#### Exercise requirements
Restate all the material verbatim, except for the pictures.

#### Given material
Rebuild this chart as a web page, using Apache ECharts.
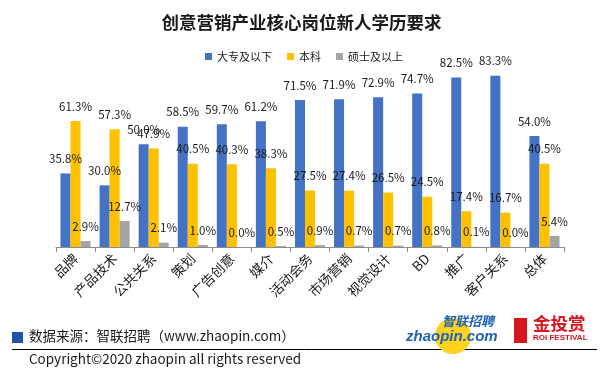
<!DOCTYPE html>
<html><head><meta charset="utf-8">
<script src="https://cdn.jsdelivr.net/npm/echarts@6/dist/echarts.min.js"></script>
<style>html,body{margin:0;padding:0;background:#fff}#c{width:603px;height:374px}</style>
</head><body><div id="c"></div>
<script>
var categories = ['品牌','产品技术','公共关系','策划','广告创意','媒介','活动会务','市场营销','视觉设计','BD','推广','客户关系','总体'];
var seriesNames = ['大专及以下','本科','硕士及以上'];
var juniorCollege = [35.8,30.0,50.0,58.5,59.7,61.2,71.5,71.9,72.9,74.7,82.5,83.3,54.0];
var bachelor = [61.3,57.3,47.9,40.5,40.3,38.3,27.5,27.4,26.5,24.5,17.4,16.7,40.5];
var master = [2.9,12.7,2.1,1.0,0.0,0.5,0.9,0.7,0.7,0.8,0.1,0.0,5.4];
var colors = ['#4472C4','#FFC000','#A5A5A5'];
var FONT = '"Noto Sans CJK SC","Microsoft YaHei",sans-serif';

var chart = echarts.init(document.getElementById('c'), null, {renderer:'canvas'});
function mk(name, data, color){
  return {
    name:name, type:'bar', data:data, barGap:'0%', barCategoryGap:'23%',
    itemStyle:{color:color},
    label:{show:true, position:'top', distance:9, color:'#1a1a1a', fontSize:11.5, fontFamily:FONT,
      formatter:function(p){return p.value.toFixed(1)+'%';}}
  };
}
chart.setOption({
  backgroundColor:'#fff',
  animation:false,
  title:{text:'创意营销产业核心岗位新人学历要求', left:'center', top:9,
    textStyle:{fontSize:17.5, fontWeight:'bold', color:'#1a1a1a', fontFamily:FONT}},
  legend:{data:seriesNames, left:200, top:46, itemWidth:7, itemHeight:7, itemGap:15,
    icon:'rect', textStyle:{fontSize:11, color:'#1a1a1a', fontFamily:FONT}},
  grid:{left:56, right:39, top:41.5, bottom:127, containLabel:false},
  xAxis:{type:'category', data:categories,
    axisLine:{lineStyle:{color:'#8c8c8c'}},
    axisTick:{show:true, length:5, lineStyle:{color:'#8c8c8c'}},
    axisLabel:{rotate:45, fontSize:13.5, color:'#1a1a1a', fontFamily:FONT, margin:9, interval:0}},
  yAxis:{type:'value', min:0, max:100, show:false, splitLine:{show:false}},
  series:[mk(seriesNames[0],juniorCollege,colors[0]), mk(seriesNames[1],bachelor,colors[1]), mk(seriesNames[2],master,colors[2])],
  graphic:[
    {type:'rect', shape:{x:12,y:332,width:11,height:11}, style:{fill:'#1F55A6'}},
    {type:'text', left:29, top:329, style:{text:'数据来源：智联招聘（www.zhaopin.com）', fontSize:13.5, fill:'#1a1a1a', fontFamily:FONT}},
    {type:'line', shape:{x1:12,y1:349.5,x2:597,y2:349.5}, style:{stroke:'#000', lineWidth:1}},
    {type:'text', left:29, top:352, style:{text:'Copyright©2020 zhaopin all rights reserved', fontSize:13.5, fill:'#1a1a1a', fontFamily:FONT}},
    {type:'circle', shape:{cx:453, cy:336, r:18}, style:{fill:'#FFD21F'}},
    {type:'text', left:442, top:315, style:{text:'智联招聘', fontSize:13, fontWeight:'bold', fontStyle:'italic', fill:'#1F62B8', fontFamily:FONT}},
    {type:'text', left:406, top:329, style:{text:'zhaopin.com', fontSize:15, fontWeight:'bold', fontStyle:'italic', fill:'#1F62B8', fontFamily:'"Liberation Sans",sans-serif'}},
    {type:'rect', shape:{x:514,y:318,width:13,height:25}, style:{fill:'#D9141E'}},
    {type:'text', left:533, top:315, style:{text:'金投赏', fontSize:17.5, fontWeight:'bold', fill:'#D9141E', fontFamily:FONT}},
    {type:'text', left:533, top:334, style:{text:'ROI FESTIVAL', fontSize:8, fontWeight:'bold', fill:'#D9141E', fontFamily:'"Liberation Sans",sans-serif'}}
  ]
});
</script></body></html>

#### Task result
Rebuild this chart as a web page, using Apache ECharts.
<!DOCTYPE html>
<html><head><meta charset="utf-8">
<script src="https://cdn.jsdelivr.net/npm/echarts@6/dist/echarts.min.js"></script>
<style>html,body{margin:0;padding:0;background:#fff}#c{width:603px;height:374px}</style>
</head><body><div id="c"></div>
<script>
var categories = ['品牌','产品技术','公共关系','策划','广告创意','媒介','活动会务','市场营销','视觉设计','BD','推广','客户关系','总体'];
var seriesNames = ['大专及以下','本科','硕士及以上'];
var juniorCollege = [35.8,30.0,50.0,58.5,59.7,61.2,71.5,71.9,72.9,74.7,82.5,83.3,54.0];
var bachelor = [61.3,57.3,47.9,40.5,40.3,38.3,27.5,27.4,26.5,24.5,17.4,16.7,40.5];
var master = [2.9,12.7,2.1,1.0,0.0,0.5,0.9,0.7,0.7,0.8,0.1,0.0,5.4];
var colors = ['#4472C4','#FFC000','#A5A5A5'];
var FONT = '"Noto Sans CJK SC","Microsoft YaHei",sans-serif';

var chart = echarts.init(document.getElementById('c'), null, {renderer:'canvas'});
function mk(name, data, color){
  return {
    name:name, type:'bar', data:data, barGap:'0%', barCategoryGap:'23%',
    itemStyle:{color:color},
    label:{show:true, position:'top', distance:9, color:'#1a1a1a', fontSize:11.5, fontFamily:FONT,
      formatter:function(p){return p.value.toFixed(1)+'%';}}
  };
}
chart.setOption({
  backgroundColor:'#fff',
  animation:false,
  title:{text:'创意营销产业核心岗位新人学历要求', left:'center', top:9,
    textStyle:{fontSize:17.5, fontWeight:'bold', color:'#1a1a1a', fontFamily:FONT}},
  legend:{data:seriesNames, left:200, top:46, itemWidth:7, itemHeight:7, itemGap:15,
    icon:'rect', textStyle:{fontSize:11, color:'#1a1a1a', fontFamily:FONT}},
  grid:{left:56, right:39, top:41.5, bottom:127, containLabel:false},
  xAxis:{type:'category', data:categories,
    axisLine:{lineStyle:{color:'#8c8c8c'}},
    axisTick:{show:true, length:5, lineStyle:{color:'#8c8c8c'}},
    axisLabel:{rotate:45, fontSize:13.5, color:'#1a1a1a', fontFamily:FONT, margin:9, interval:0}},
  yAxis:{type:'value', min:0, max:100, show:false, splitLine:{show:false}},
  series:[mk(seriesNames[0],juniorCollege,colors[0]), mk(seriesNames[1],bachelor,colors[1]), mk(seriesNames[2],master,colors[2])],
  graphic:[
    {type:'rect', shape:{x:12,y:332,width:11,height:11}, style:{fill:'#1F55A6'}},
    {type:'text', left:29, top:329, style:{text:'数据来源：智联招聘（www.zhaopin.com）', fontSize:13.5, fill:'#1a1a1a', fontFamily:FONT}},
    {type:'line', shape:{x1:12,y1:349.5,x2:597,y2:349.5}, style:{stroke:'#000', lineWidth:1}},
    {type:'text', left:29, top:352, style:{text:'Copyright©2020 zhaopin all rights reserved', fontSize:13.5, fill:'#1a1a1a', fontFamily:FONT}},
    {type:'circle', shape:{cx:453, cy:336, r:18}, style:{fill:'#FFD21F'}},
    {type:'text', left:442, top:315, style:{text:'智联招聘', fontSize:13, fontWeight:'bold', fontStyle:'italic', fill:'#1F62B8', fontFamily:FONT}},
    {type:'text', left:406, top:329, style:{text:'zhaopin.com', fontSize:15, fontWeight:'bold', fontStyle:'italic', fill:'#1F62B8', fontFamily:'"Liberation Sans",sans-serif'}},
    {type:'rect', shape:{x:514,y:318,width:13,height:25}, style:{fill:'#D9141E'}},
    {type:'text', left:533, top:315, style:{text:'金投赏', fontSize:17.5, fontWeight:'bold', fill:'#D9141E', fontFamily:FONT}},
    {type:'text', left:533, top:334, style:{text:'ROI FESTIVAL', fontSize:8, fontWeight:'bold', fill:'#D9141E', fontFamily:'"Liberation Sans",sans-serif'}}
  ]
});
</script></body></html>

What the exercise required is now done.